*Exercise directions:* Faithfully return all lines, omitting every embedded picture.

*Supplied data:*
——————

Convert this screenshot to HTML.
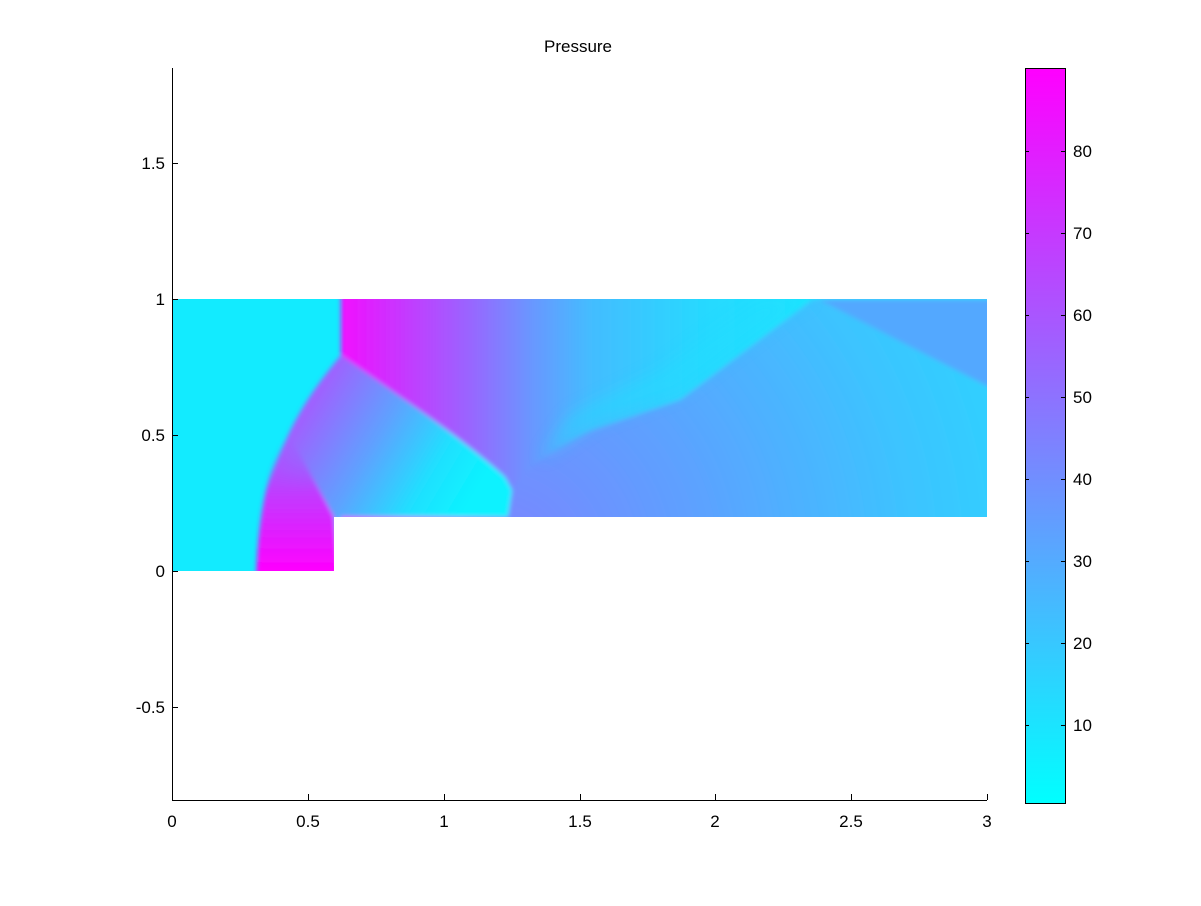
<!DOCTYPE html>
<html><head><meta charset="utf-8"><style>
body{margin:0;background:#fff}
svg text{font-family:"Liberation Sans",sans-serif;font-size:17px;fill:#000}
</style></head><body>
<svg width="1201" height="901" viewBox="0 0 1201 901" xmlns="http://www.w3.org/2000/svg">
<defs>
<linearGradient id="cb" x1="0" y1="1" x2="0" y2="0"><stop offset="0" stop-color="#00ffff"/><stop offset="1" stop-color="#ff00ff"/></linearGradient>
<linearGradient id="top" x1="343" y1="0" x2="800" y2="0" gradientUnits="userSpaceOnUse">
<stop offset="0" stop-color="#f010ff"/><stop offset="0.125" stop-color="#c836ff"/><stop offset="0.28" stop-color="#9866ff"/><stop offset="0.41" stop-color="#6a96ff"/><stop offset="0.54" stop-color="#44bcff"/><stop offset="0.78" stop-color="#28d8ff"/><stop offset="1" stop-color="#1ee4ff"/></linearGradient>
<linearGradient id="mid" x1="300" y1="420" x2="460" y2="515" gradientUnits="userSpaceOnUse">
<stop offset="0" stop-color="#a060ff"/><stop offset="0.4" stop-color="#60a0ff"/><stop offset="0.75" stop-color="#20e0ff"/><stop offset="1" stop-color="#0cf2ff"/></linearGradient>
<linearGradient id="mag" x1="0" y1="440" x2="0" y2="571" gradientUnits="userSpaceOnUse">
<stop offset="0" stop-color="#b048ff" stop-opacity="0"/><stop offset="0.4" stop-color="#c03cff"/><stop offset="1" stop-color="#ff00ff"/></linearGradient>
<radialGradient id="rl" cx="500" cy="560" r="520" gradientUnits="userSpaceOnUse">
<stop offset="0" stop-color="#7c84ff"/><stop offset="0.4" stop-color="#5ca2ff"/><stop offset="0.8" stop-color="#3cc4ff"/><stop offset="1" stop-color="#30d0ff"/></radialGradient>
<filter id="bl"><feGaussianBlur stdDeviation="2.5"/></filter>
<filter id="bl2"><feGaussianBlur stdDeviation="8"/></filter>
</defs>
<clipPath id="dom"><path d="M172,299H987V517H334V571H172Z"/></clipPath>
<g clip-path="url(#dom)">
<rect x="172" y="299" width="815" height="272" fill="#12ebff"/>
<g filter="url(#bl)">
<rect x="341" y="290" width="660" height="240" fill="url(#top)"/>
<path d="M341,355 C300,405 262,460 256,580 L340,580 L340,517 L508,517 L512,490 L505,477 Q470,445 405,400 Z" fill="url(#mid)"/>
<path d="M288,433 C270,465 259,500 256,580 L340,580 L334,517 Z" fill="url(#mag)"/>
<path d="M508,530 L512,490 Q530,460 592,430 L680,400 L813,299 L1000,299 L1000,530 Z" fill="url(#rl)"/>
<path d="M818,299 L1000,299 L1000,388 L987,386 Z" fill="#52a8ff"/>
</g>
<path d="M540,460 L592,425 L680,392 L790,310 L813,299 L760,299 L660,370 L570,415 Z" fill="#22dcff" opacity="0.5" filter="url(#bl2)"/>
</g>
<g stroke="#000" stroke-width="1" fill="none">
<path d="M172.5,68V800.5H987"/>
<path d="M172,163.5h6M172,299.5h6M172,435.5h6M172,571.5h6M172,707.5h6"/>
<path d="M172.5,800v-6M308.5,800v-6M444.5,800v-6M580.5,800v-6M715.5,800v-6M851.5,800v-6M987.5,800v-6"/>
</g>
<g text-anchor="end">
<text x="165" y="169">1.5</text><text x="165" y="305">1</text><text x="165" y="441">0.5</text><text x="165" y="577">0</text><text x="165" y="713">-0.5</text>
</g>
<g text-anchor="middle">
<text x="172" y="827">0</text><text x="308" y="827">0.5</text><text x="444" y="827">1</text><text x="580" y="827">1.5</text><text x="715" y="827">2</text><text x="851" y="827">2.5</text><text x="987" y="827">3</text>
<text x="578" y="52">Pressure</text>
</g>
<rect x="1025.5" y="68.5" width="40" height="735" fill="url(#cb)" stroke="#000"/>
<g stroke="#000"><path d="M1025,725.5h4M1061,725.5h4M1025,643.5h4M1061,643.5h4M1025,561.5h4M1061,561.5h4M1025,479.5h4M1061,479.5h4M1025,397.5h4M1061,397.5h4M1025,315.5h4M1061,315.5h4M1025,233.5h4M1061,233.5h4M1025,151.5h4M1061,151.5h4"/></g>
<g>
<text x="1073" y="731">10</text><text x="1073" y="649">20</text><text x="1073" y="567">30</text><text x="1073" y="485">40</text><text x="1073" y="403">50</text><text x="1073" y="321">60</text><text x="1073" y="239">70</text><text x="1073" y="157">80</text>
</g>
</svg>
</body></html>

——————

*Result of the exercise:*
Convert this screenshot to HTML.
<!DOCTYPE html>
<html><head><meta charset="utf-8"><style>
body{margin:0;background:#fff}
svg text{font-family:"Liberation Sans",sans-serif;font-size:17px;fill:#000}
</style></head><body>
<svg width="1201" height="901" viewBox="0 0 1201 901" xmlns="http://www.w3.org/2000/svg">
<defs>
<linearGradient id="cb" x1="0" y1="1" x2="0" y2="0"><stop offset="0" stop-color="#00ffff"/><stop offset="1" stop-color="#ff00ff"/></linearGradient>
<linearGradient id="top" x1="343" y1="0" x2="800" y2="0" gradientUnits="userSpaceOnUse">
<stop offset="0" stop-color="#f010ff"/><stop offset="0.125" stop-color="#c836ff"/><stop offset="0.28" stop-color="#9866ff"/><stop offset="0.41" stop-color="#6a96ff"/><stop offset="0.54" stop-color="#44bcff"/><stop offset="0.78" stop-color="#28d8ff"/><stop offset="1" stop-color="#1ee4ff"/></linearGradient>
<linearGradient id="mid" x1="300" y1="420" x2="460" y2="515" gradientUnits="userSpaceOnUse">
<stop offset="0" stop-color="#a060ff"/><stop offset="0.4" stop-color="#60a0ff"/><stop offset="0.75" stop-color="#20e0ff"/><stop offset="1" stop-color="#0cf2ff"/></linearGradient>
<linearGradient id="mag" x1="0" y1="440" x2="0" y2="571" gradientUnits="userSpaceOnUse">
<stop offset="0" stop-color="#b048ff" stop-opacity="0"/><stop offset="0.4" stop-color="#c03cff"/><stop offset="1" stop-color="#ff00ff"/></linearGradient>
<radialGradient id="rl" cx="500" cy="560" r="520" gradientUnits="userSpaceOnUse">
<stop offset="0" stop-color="#7c84ff"/><stop offset="0.4" stop-color="#5ca2ff"/><stop offset="0.8" stop-color="#3cc4ff"/><stop offset="1" stop-color="#30d0ff"/></radialGradient>
<filter id="bl"><feGaussianBlur stdDeviation="2.5"/></filter>
<filter id="bl2"><feGaussianBlur stdDeviation="8"/></filter>
</defs>
<clipPath id="dom"><path d="M172,299H987V517H334V571H172Z"/></clipPath>
<g clip-path="url(#dom)">
<rect x="172" y="299" width="815" height="272" fill="#12ebff"/>
<g filter="url(#bl)">
<rect x="341" y="290" width="660" height="240" fill="url(#top)"/>
<path d="M341,355 C300,405 262,460 256,580 L340,580 L340,517 L508,517 L512,490 L505,477 Q470,445 405,400 Z" fill="url(#mid)"/>
<path d="M288,433 C270,465 259,500 256,580 L340,580 L334,517 Z" fill="url(#mag)"/>
<path d="M508,530 L512,490 Q530,460 592,430 L680,400 L813,299 L1000,299 L1000,530 Z" fill="url(#rl)"/>
<path d="M818,299 L1000,299 L1000,388 L987,386 Z" fill="#52a8ff"/>
</g>
<path d="M540,460 L592,425 L680,392 L790,310 L813,299 L760,299 L660,370 L570,415 Z" fill="#22dcff" opacity="0.5" filter="url(#bl2)"/>
</g>
<g stroke="#000" stroke-width="1" fill="none">
<path d="M172.5,68V800.5H987"/>
<path d="M172,163.5h6M172,299.5h6M172,435.5h6M172,571.5h6M172,707.5h6"/>
<path d="M172.5,800v-6M308.5,800v-6M444.5,800v-6M580.5,800v-6M715.5,800v-6M851.5,800v-6M987.5,800v-6"/>
</g>
<g text-anchor="end">
<text x="165" y="169">1.5</text><text x="165" y="305">1</text><text x="165" y="441">0.5</text><text x="165" y="577">0</text><text x="165" y="713">-0.5</text>
</g>
<g text-anchor="middle">
<text x="172" y="827">0</text><text x="308" y="827">0.5</text><text x="444" y="827">1</text><text x="580" y="827">1.5</text><text x="715" y="827">2</text><text x="851" y="827">2.5</text><text x="987" y="827">3</text>
<text x="578" y="52">Pressure</text>
</g>
<rect x="1025.5" y="68.5" width="40" height="735" fill="url(#cb)" stroke="#000"/>
<g stroke="#000"><path d="M1025,725.5h4M1061,725.5h4M1025,643.5h4M1061,643.5h4M1025,561.5h4M1061,561.5h4M1025,479.5h4M1061,479.5h4M1025,397.5h4M1061,397.5h4M1025,315.5h4M1061,315.5h4M1025,233.5h4M1061,233.5h4M1025,151.5h4M1061,151.5h4"/></g>
<g>
<text x="1073" y="731">10</text><text x="1073" y="649">20</text><text x="1073" y="567">30</text><text x="1073" y="485">40</text><text x="1073" y="403">50</text><text x="1073" y="321">60</text><text x="1073" y="239">70</text><text x="1073" y="157">80</text>
</g>
</svg>
</body></html>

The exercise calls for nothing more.